In fact, there was no need for Iran to set up new underground facilities for the manufacture of advanced weapons in Lebanon or Syria, because the Syrian government had been making such weapons for Hezbollah for many years. As Brig. Gen. Yossi Baidatz, former head of Israel Military Intelligence’s research division, told the Knesset’s Foreign Affairs and Defense Committee in mid-2010, Hezbollah had already received several hundred Syrian-made M600 missiles at that time. These are clones of the Iranian Fateh-110 missiles with a range of 250 km, a 500-kg warhead and highly accurate guidance system.
In 2014 the commander of Iran’s Islamic Revolutionary Guard Corps Aerospace Force, Brig. Gen. Amir Ali Hajizadeh, said Hezbollah’s missile capabilities had already improved so much that it could “attack any target in any part of the occupied territories with a high precision and with a very low margin of error.”
Israel is thus planning a long-term war in Syria several years too late to prevent those “game-changing” weapons from falling into the hands of Hezbollah.
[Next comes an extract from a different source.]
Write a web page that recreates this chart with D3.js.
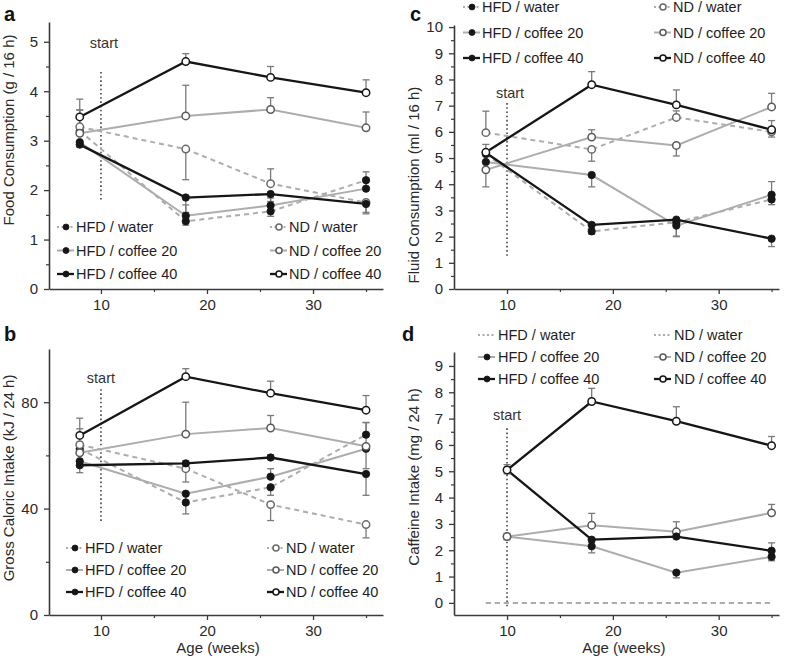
<!DOCTYPE html>
<html><head><meta charset="utf-8">
<script src="https://cdn.jsdelivr.net/npm/d3@7"></script>
<style>
html,body{margin:0;padding:0;background:#fff;}
svg{display:block;font-family:"Liberation Sans",Arial,Helvetica,sans-serif;}
</style></head>
<body>
<svg id="chart" width="792" height="658"></svg>
<script>
// ---------------- DATA ----------------
const weeks = [8, 18, 26, 35];
const caffWeeks = [10, 18, 26, 35];
const seriesNames = ["HFD / water", "HFD / coffee 20", "HFD / coffee 40", "ND / water", "ND / coffee 20", "ND / coffee 40"];

// a: Food consumption (g / 16 h); errors signed (+ up, - down)
const foodHFDwater = [3.20, 1.37, 1.57, 2.20];
const foodHFDc20   = [2.97, 1.48, 1.69, 2.03];
const foodHFDc40   = [2.92, 1.85, 1.92, 1.72];
const foodNDwater  = [3.28, 2.83, 2.13, 1.75];
const foodNDc20    = [3.15, 3.50, 3.63, 3.26];
const foodNDc40    = [3.48, 4.60, 4.28, 3.97];
const foodErrHFDwater = [-0.08, -0.08, -0.10, 0.17];
const foodErrHFDc20   = [-0.06, 0.22, 0.15, 0.17];
const foodErrHFDc40   = [-0.05, -0.30, -0.15, -0.20];
const foodErrNDwater  = [0.34, -0.62, 0.30, -0.20];
const foodErrNDc20    = [0.47, 0.62, 0.24, 0.32];
const foodErrNDc40    = [0.36, 0.16, 0.22, 0.26];

// b: Gross caloric intake (kJ / 24 h)
const calHFDwater = [62.5, 42.3, 48.0, 67.8];
const calHFDc20   = [57.8, 45.6, 52.0, 62.5];
const calHFDc40   = [56.3, 57.0, 59.2, 53.0];
const calNDwater  = [64.0, 55.0, 41.5, 34.0];
const calNDc20    = [61.0, 68.0, 70.3, 63.4];
const calNDc40    = [67.5, 89.6, 83.4, 77.0];
const calErrHFDwater = [1.0, -4.3, -3.0, 4.5];
const calErrHFDc20   = [-2.0, -4.0, 3.0, -7.5];
const calErrHFDc40   = [-2.8, 1.0, 1.0, -8.0];
const calErrNDwater  = [6.0, -5.0, -6.0, -5.0];
const calErrNDc20    = [2.0, 12.0, 4.7, 9.0];
const calErrNDc40    = [6.5, 3.0, 4.5, 5.5];

// c: Fluid consumption (ml / 16 h)
const fluHFDwater = [5.15, 2.20, 2.55, 3.42];
const fluHFDc20   = [4.85, 4.35, 2.42, 3.60];
const fluHFDc40   = [5.20, 2.45, 2.65, 1.92];
const fluNDwater  = [5.97, 5.33, 6.55, 6.00];
const fluNDc20    = [4.55, 5.80, 5.48, 6.95];
const fluNDc40    = [5.22, 7.80, 7.03, 6.08];
const fluErrHFDwater = [0.10, -0.10, -0.55, -0.20];
const fluErrHFDc20   = [0.30, -0.45, -0.40, 0.50];
const fluErrHFDc40   = [0.10, -0.15, -0.20, -0.30];
const fluErrNDwater  = [0.82, -0.45, 0.25, -0.20];
const fluErrNDc20    = [-0.65, 0.28, -0.40, 0.52];
const fluErrNDc40    = [0.30, 0.50, 0.57, 0.35];

// d: Caffeine intake (mg / 24 h)
const cafHFDwater = [0, 0, 0, 0];
const cafNDwater  = [0, 0, 0, 0];
const cafHFDc20   = [2.52, 2.15, 1.15, 1.75];
const cafHFDc40   = [5.05, 2.40, 2.52, 1.98];
const cafNDc20    = [2.52, 2.95, 2.70, 3.42];
const cafNDc40    = [5.05, 7.65, 6.90, 5.97];
const cafErrHFDc20 = [-0.12, -0.25, -0.20, -0.15];
const cafErrHFDc40 = [-0.15, -0.10, -0.05, 0.30];
const cafErrNDc20  = [0.12, 0.45, 0.38, 0.32];
const cafErrNDc40  = [0.20, 0.50, 0.55, 0.35];

const xTicks = [10, 20, 30];
const xMinor = [15, 25, 35];

// ---------------- STYLE ----------------
const BLACK = "#161616", GRAY = "#adadad", ERR = "#7a7a7a";
const styles = {
  "HFD / water":     {line: GRAY,  dash: "5,4", open: false},
  "HFD / coffee 20": {line: GRAY,  dash: null,  open: false},
  "HFD / coffee 40": {line: BLACK, dash: null,  open: false},
  "ND / water":      {line: GRAY,  dash: "5,4", open: true, stroke: "#6a6a6a"},
  "ND / coffee 20":  {line: GRAY,  dash: null,  open: true, stroke: "#5a5a5a"},
  "ND / coffee 40":  {line: BLACK, dash: null,  open: true, stroke: BLACK}
};

const svg = d3.select("#chart");

function mk(name, xs, ys, errs, markers = true) {
  return {name, xs, ys, errs, markers};
}

const panels = [
  { letter: "a", lx: 4, ly: 21, ylabel: "Food Consumption (g / 16 h)", ylx: 14, yly: 130,
    xDomain: [5.1, 36.6], xRange: [49, 383], yDomain: [0, 5.4], yRange: [289, 22],
    yTicks: [0, 1, 2, 3, 4, 5], yMinor: [0.5, 1.5, 2.5, 3.5, 4.5],
    start: {y1: 4.39, y2: 1.76, ty: 4.88, dx: 3},
    legend: {x1: 57, x2: 270, y: 232, dy: 23.5, textDx: 19, dWater: true},
    series: [
      mk("HFD / water", weeks, foodHFDwater, foodErrHFDwater),
      mk("ND / water", weeks, foodNDwater, foodErrNDwater),
      mk("HFD / coffee 20", weeks, foodHFDc20, foodErrHFDc20),
      mk("ND / coffee 20", weeks, foodNDc20, foodErrNDc20),
      mk("HFD / coffee 40", weeks, foodHFDc40, foodErrHFDc40),
      mk("ND / coffee 40", weeks, foodNDc40, foodErrNDc40)
    ]},
  { letter: "b", lx: 4, ly: 341, ylabel: "Gross Caloric Intake (kJ / 24 h)", ylx: 14, yly: 478,
    xDomain: [5.1, 36.6], xRange: [49, 383], yDomain: [0, 100], yRange: [615, 349],
    yTicks: [0, 40, 80], yMinor: [20, 60],
    start: {y1: 84.9, y2: 35.3, ty: 87.2, dx: 0}, xlabel: true,
    legend: {x1: 66, x2: 267, y: 553, dy: 22, textDx: 19, dWater: true},
    series: [
      mk("HFD / water", weeks, calHFDwater, calErrHFDwater),
      mk("ND / water", weeks, calNDwater, calErrNDwater),
      mk("HFD / coffee 20", weeks, calHFDc20, calErrHFDc20),
      mk("ND / coffee 20", weeks, calNDc20, calErrNDc20),
      mk("HFD / coffee 40", weeks, calHFDc40, calErrHFDc40),
      mk("ND / coffee 40", weeks, calNDc40, calErrNDc40)
    ]},
  { letter: "c", lx: 410, ly: 21, ylabel: "Fluid Consumption (ml / 16 h)", ylx: 419, yly: 185,
    xDomain: [4.99, 35.7], xRange: [454, 779], yDomain: [0, 10.08], yRange: [289, 25],
    yTicks: d3.range(0, 11), yMinor: d3.range(0.5, 10, 1),
    start: {y1: 7.1, y2: 1.18, ty: 7.29, dx: 3},
    legend: {x1: 463, x2: 654, y: 12, dy: 25.5, textDx: 19, dWater: true},
    series: [
      mk("HFD / water", weeks, fluHFDwater, fluErrHFDwater),
      mk("ND / water", weeks, fluNDwater, fluErrNDwater),
      mk("HFD / coffee 20", weeks, fluHFDc20, fluErrHFDc20),
      mk("ND / coffee 20", weeks, fluNDc20, fluErrNDc20),
      mk("HFD / coffee 40", weeks, fluHFDc40, fluErrHFDc40),
      mk("ND / coffee 40", weeks, fluNDc40, fluErrNDc40)
    ]},
  { letter: "d", lx: 402, ly: 341, ylabel: "Caffeine Intake (mg / 24 h)", ylx: 419, yly: 477,
    xDomain: [4.99, 35.7], xRange: [454, 779], yDomain: [-0.46, 9.53], yRange: [615, 352],
    yTicks: d3.range(0, 10), yMinor: d3.range(0.5, 9.5, 1),
    start: {y1: 6.63, y2: -0.15, ty: 6.95, dx: 0}, xlabel: true,
    legend: {x1: 478, x2: 654, y: 340, dy: 22, textDx: 20, dWater: false},
    series: [
      mk("HFD / water", weeks, cafHFDwater, null, false),
      mk("ND / water", weeks, cafNDwater, null, false),
      mk("HFD / coffee 20", caffWeeks, cafHFDc20, cafErrHFDc20),
      mk("ND / coffee 20", caffWeeks, cafNDc20, cafErrNDc20),
      mk("HFD / coffee 40", caffWeeks, cafHFDc40, cafErrHFDc40),
      mk("ND / coffee 40", caffWeeks, cafNDc40, cafErrNDc40)
    ]}
];

function marker(sel, name, cx, cy, r) {
  const s = styles[name];
  sel.append("circle").attr("cx", cx).attr("cy", cy).attr("r", r)
    .attr("fill", s.open ? "#fff" : BLACK)
    .attr("stroke", s.open ? s.stroke : BLACK)
    .attr("stroke-width", s.open ? 1.5 : 0.8);
}

panels.forEach(p => {
  const g = svg.append("g");
  const x = d3.scaleLinear().domain(p.xDomain).range(p.xRange);
  const y = d3.scaleLinear().domain(p.yDomain).range(p.yRange);
  const x0 = p.xRange[0], yb = p.yRange[0];

  // axes
  const styleAxis = a => {
    a.select(".domain").attr("stroke", "#3a3a3a").attr("stroke-width", 1.6);
    a.selectAll(".tick line").attr("stroke", "#3a3a3a").attr("stroke-width", 1.3);
    a.selectAll(".tick text").attr("fill", "#2a2a2a").style("font-size", "15px")
      .style("font-family", "'Liberation Sans',Arial,sans-serif");
  };
  g.append("g").attr("transform", `translate(0,${yb})`)
    .call(d3.axisBottom(x).tickValues(xMinor).tickSize(3).tickFormat(""))
    .call(a => { a.select(".domain").remove(); a.selectAll("line").attr("stroke", "#3a3a3a").attr("stroke-width", 1.2); });
  g.append("g").attr("transform", `translate(${x0},0)`)
    .call(d3.axisLeft(y).tickValues(p.yMinor).tickSize(3).tickFormat(""))
    .call(a => { a.select(".domain").remove(); a.selectAll("line").attr("stroke", "#3a3a3a").attr("stroke-width", 1.2); });
  g.append("g").attr("transform", `translate(0,${yb})`)
    .call(d3.axisBottom(x).tickValues(xTicks).tickSize(5).tickSizeOuter(0).tickPadding(5).tickFormat(d3.format("d")))
    .call(styleAxis);
  g.append("g").attr("transform", `translate(${x0},0)`)
    .call(d3.axisLeft(y).tickValues(p.yTicks).tickSize(5).tickSizeOuter(0).tickPadding(6).tickFormat(d3.format("d")))
    .call(styleAxis);

  // labels
  g.append("text").attr("x", p.lx).attr("y", p.ly).text(p.letter)
    .style("font-size", "20px").style("font-weight", "bold").attr("fill", "#111");
  g.append("text").attr("transform", `translate(${p.ylx},${p.yly}) rotate(-90)`)
    .attr("text-anchor", "middle").style("font-size", "15px").attr("fill", "#2a2a2a").text(p.ylabel);
  if (p.xlabel) {
    g.append("text").attr("x", x(20) + 11).attr("y", 653)
      .attr("text-anchor", "middle").style("font-size", "15px").attr("fill", "#2a2a2a").text("Age (weeks)");
  }

  // start marker
  g.append("line").attr("x1", x(10)).attr("x2", x(10)).attr("y1", y(p.start.y1)).attr("y2", y(p.start.y2))
    .attr("stroke", "#444").attr("stroke-width", 1.6).attr("stroke-dasharray", "1.6,2.6");
  g.append("text").attr("x", x(10) + p.start.dx).attr("y", y(p.start.ty)).attr("text-anchor", "middle")
    .style("font-size", "14.5px").attr("fill", "#333").text("start");

  // lines
  const line = d3.line().x(d => x(d[0])).y(d => y(d[1]));
  p.series.forEach(s => {
    const st = styles[s.name];
    g.append("path").datum(s.xs.map((v, i) => [v, s.ys[i]])).attr("d", line)
      .attr("fill", "none").attr("stroke", st.line).attr("stroke-width", st.line === BLACK ? 2.3 : 2)
      .attr("stroke-dasharray", st.dash);
  });
  // error bars
  p.series.forEach(s => {
    if (!s.errs) return;
    s.xs.forEach((v, i) => {
      const e = s.errs[i];
      const cx = x(v), ya = y(s.ys[i]), ye = y(s.ys[i] + e);
      g.append("line").attr("x1", cx).attr("x2", cx).attr("y1", ya).attr("y2", ye)
        .attr("stroke", ERR).attr("stroke-width", 1.3);
      g.append("line").attr("x1", cx - 3.5).attr("x2", cx + 3.5).attr("y1", ye).attr("y2", ye)
        .attr("stroke", ERR).attr("stroke-width", 1.3);
    });
  });
  // markers
  p.series.forEach(s => {
    if (!s.markers) return;
    s.xs.forEach((v, i) => marker(g, s.name, x(v), y(s.ys[i]), 3.7));
  });

  // legend
  const L = p.legend;
  const order = [["HFD / water", "ND / water"], ["HFD / coffee 20", "ND / coffee 20"], ["HFD / coffee 40", "ND / coffee 40"]];
  order.forEach((pair, r) => {
    pair.forEach((name, c) => {
      const st = styles[name];
      const lx = c === 0 ? L.x1 : L.x2, ly = L.y + r * L.dy;
      const isWater = name.indexOf("water") >= 0;
      const lg = g.append("g");
      lg.append("line").attr("x1", lx).attr("x2", lx + 17).attr("y1", ly - 5).attr("y2", ly - 5)
        .attr("stroke", st.line).attr("stroke-width", st.line === BLACK ? 2.3 : 2)
        .attr("stroke-dasharray", isWater ? "2,2.5" : null);
      if (!(isWater && !L.dWater)) marker(lg, name, lx + 9, ly - 5, 3);
      lg.append("text").attr("x", lx + L.textDx).attr("y", ly).style("font-size", "14.5px")
        .attr("fill", "#1e1e1e").text(name);
    });
  });
});
</script>
</body></html>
It is as if Israel were organizing a big, expensive — and lethal — operation to shut the barn door years after the cows are known to have left the barn.
Furthermore, Israeli officials are refusing to acknowledge that Iran’s objective in building up and improving Hezbollah’s missile force has always been the deterrence of Israeli or US military attack on Iran or an Israeli attack on Hezbollah. Iranian officials began providing thousands of rockets to Hezbollah to bolster its own deterrent capacity when its own missile deterrent force was still in its infancy. At that time, Israel’s anti-missile system might well have intercepted any missiles it might fire at Israel, as Ephraim Kam, a specialist on Iran at Israel’s Jaffe Centre for Strategic Studies, observed in December 2004.
Israeli officials have long boasted that they have effectively deterred Hezbollah from a missile attack on Israel. But what is never discussed is the need to deter Israel’s use of military force. The IDF began planning its attack on Hezbollah in detail more than a year before the 2006 campaign. One of Israel’s aims in launching the attack, according to strategic analyst Edward Luttwak, who has deep ties with Israel, was to destroy enough of Hezbollah’s missile force in a lightning offensive to persuade the George W. Bush administration to drop its opposition to an Israeli attack on Iranian nuclear sites.
Although Israeli officials would never admit it officially, by thwarting Israel and building an increasingly powerful arsenal of missiles, Hezbollah has established a relatively stable peace with Israel for more than a decade. As Seth Cropsey of the pro-Israel Hudson Institute has reluctantly acknowledged, “Hezbollah is the only force that Israel has faced that has extracted an operational and strategic stalemate from the IDF.”
The war that Israel is planning in Syria is at least in part a response to its inability to use force against Hezbollah in Lebanon. And it is not going to alter the fundamental power equation either in Syria or between Israel and Hezbollah.